14 Aralık 2010 Salı

Kötü Amcalar, Teyzeler

Tek başıma, baştan alıyorum, “yalnız” başıma sinemaya gitme becerisi uzun zamandır edinmek istediğim bir yetenekti. Ruj sürmeyi öğrenmek, sigarayı bırakmak gibi 30 yaş hedeflerim arasında olmasa da üstesinden geldiğim zaman beni rahatlatıp, kimi zamanlarımı daha verimli ve eğlenceli geçirmemi sağlayacağını düşündüm hep. Yalnız başıma yapmaktan çekindiğim bu eylem benim için hep “üstesinden gelinecek” bir şey olmuş, bir önceki cümleyi yazarken fark etim.

 

Yalnız başıma tiyatroya gitme becerisini geçen sene edinmiştim, zaman zaman başvurduğum bu süper yeteneğim sayesinde, özellikle evimin dibindeki bir sahnede hasbel kader bulduğum biletlerle koştura koştura oyun izlemeye gidebiliyorum. Evimin dibinde sinemada bulunuyor ancak totomu henüz böyle bir motivasyonla kaldırmış değildim, ta ki geçtiğimiz Pazar gününe kadar.

 

Yaşadığım apartmanda “yaşayan” genç ve şen şakrak bir çiftin Cumartesi akşamı misafirleriyle gecenin 3’ünden sonra sapıtan neşesi sebebiyle bu Pazar sabahı Marcus’tan ve hoca efendiden epeyce erken uyandım.

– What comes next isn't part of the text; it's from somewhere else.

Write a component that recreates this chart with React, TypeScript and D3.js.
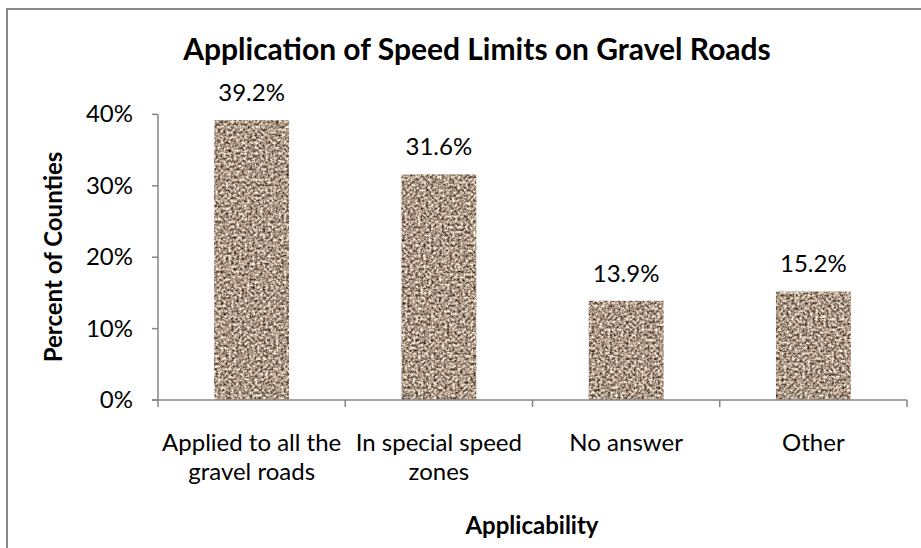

Bir süre sinirlenmeye devam ettim, sonra kalkıp camdan bakıp dışarıdaysalar hönkürmeyi planlayıp sesin apartman içinden geldiğini anlayıp yatağıma kös kös döndüm, yatağımda dakikalarca döndüm, en sonunda geçen aydan bu aya ötelenmiş başucu dergilerimi okuyup bitirdim, hava aydınlandıktan sonra kalktım, ıvır zıvır işlerden sonra kahvaltı yapıp kendimi evden dışarı attım.

 

Uykusuz hallerimin en sevecenlerinden olan huysuz modumdayken kitapçıda huysuzluk eden ve bir kalça darbesiyle sırada önüme geçen kadına benden beklenmeyecek bir sabır gösterdim (huysuz modum açıkken, uykusuzluk ataletim de devrede olabiliyormuş meğer). Neşeli bebek hoplatma saatleri sonrasında ismini açıklamak istemeyen bir alışveriş merkezinde sabah bulamadığım kitabı bulmanın verdiği mutlulukla sinemaya doğru yöneldim. Av Mevsimi 14.30 gösterimine bir bilet aldım.

 

Tam bu noktada bir kavga fırsatını kaçırdım. N ve N+1 doluydu, ben N-2 koltuğunu istedim, N ile aramızda bir boşluk kalsın, aman kimseyle dirseğim temas etmesin diye (koltuklara ilaçlı iğne koyuyorlarmış, enjektörle kezzap fışkırtıyorlarmış diye duydum!). Gişe görevlisi bana N-3’ü önerdi, arada 2 koltuk boş kalsın, ben yalnız geldim diye elalemin çiftlerinin illa ki benim seçtiğim sıradan izlemesine mani olmayayım diye. Sanırım atalet işlevinin devrede olmasından, “O zaman N+4’ü alayım,” dedim ve bir başka şanslı çifte daha bu muhteşem sırada yer edinme hakkı sağladım. Bir sonraki girişimimde benzer bir teklifle karşılaşırsam o gişe görevlisinin saçını başını…

 

Neyse, filme girdim. Pazar 14.30 seansı amcalar-teyzeler özel gösterimiymiş. Oturmadan önce koltukta iğne kontrolü yapmadım; kimse şeker, jelibon ikram etmeye kalkışmadı. Sinemaya beraberimde gelen organlarımla eve ulaştım. 

Olabiliyormuş.

2 yorum:

  1. Elmacim, hazir bunu basarmisken, tebrik ediyorum, sonraki hedeflerin arasina, rock konserine tek basina gitmek ve zip zip tek basina dans etmek, bara tek basina gitmek ve barmenle bile sohbet etmemek, isyeri kantininde tek basina ogle yemegi yemek ve bu arada kafayi gazetenin arkasina saklamamak, vb. ic ice girisik bilesik yalnizliklari tecrube etmeyi de ekleyebilirsin. Ama emin degilim. Belki bunlari 40'lara birakmak daha iyi olabilir. Bunyeye bagli.

    YanıtlaSil
  2. Öğle yemeğini hallettim yıllar içerisinde -en dip masaları gözüme kestirdiğimi itiraf ediyorum, tamam- ama diğerlerinimemleket dahilinde becermek için 40'ları bekleyebilirim, aplam.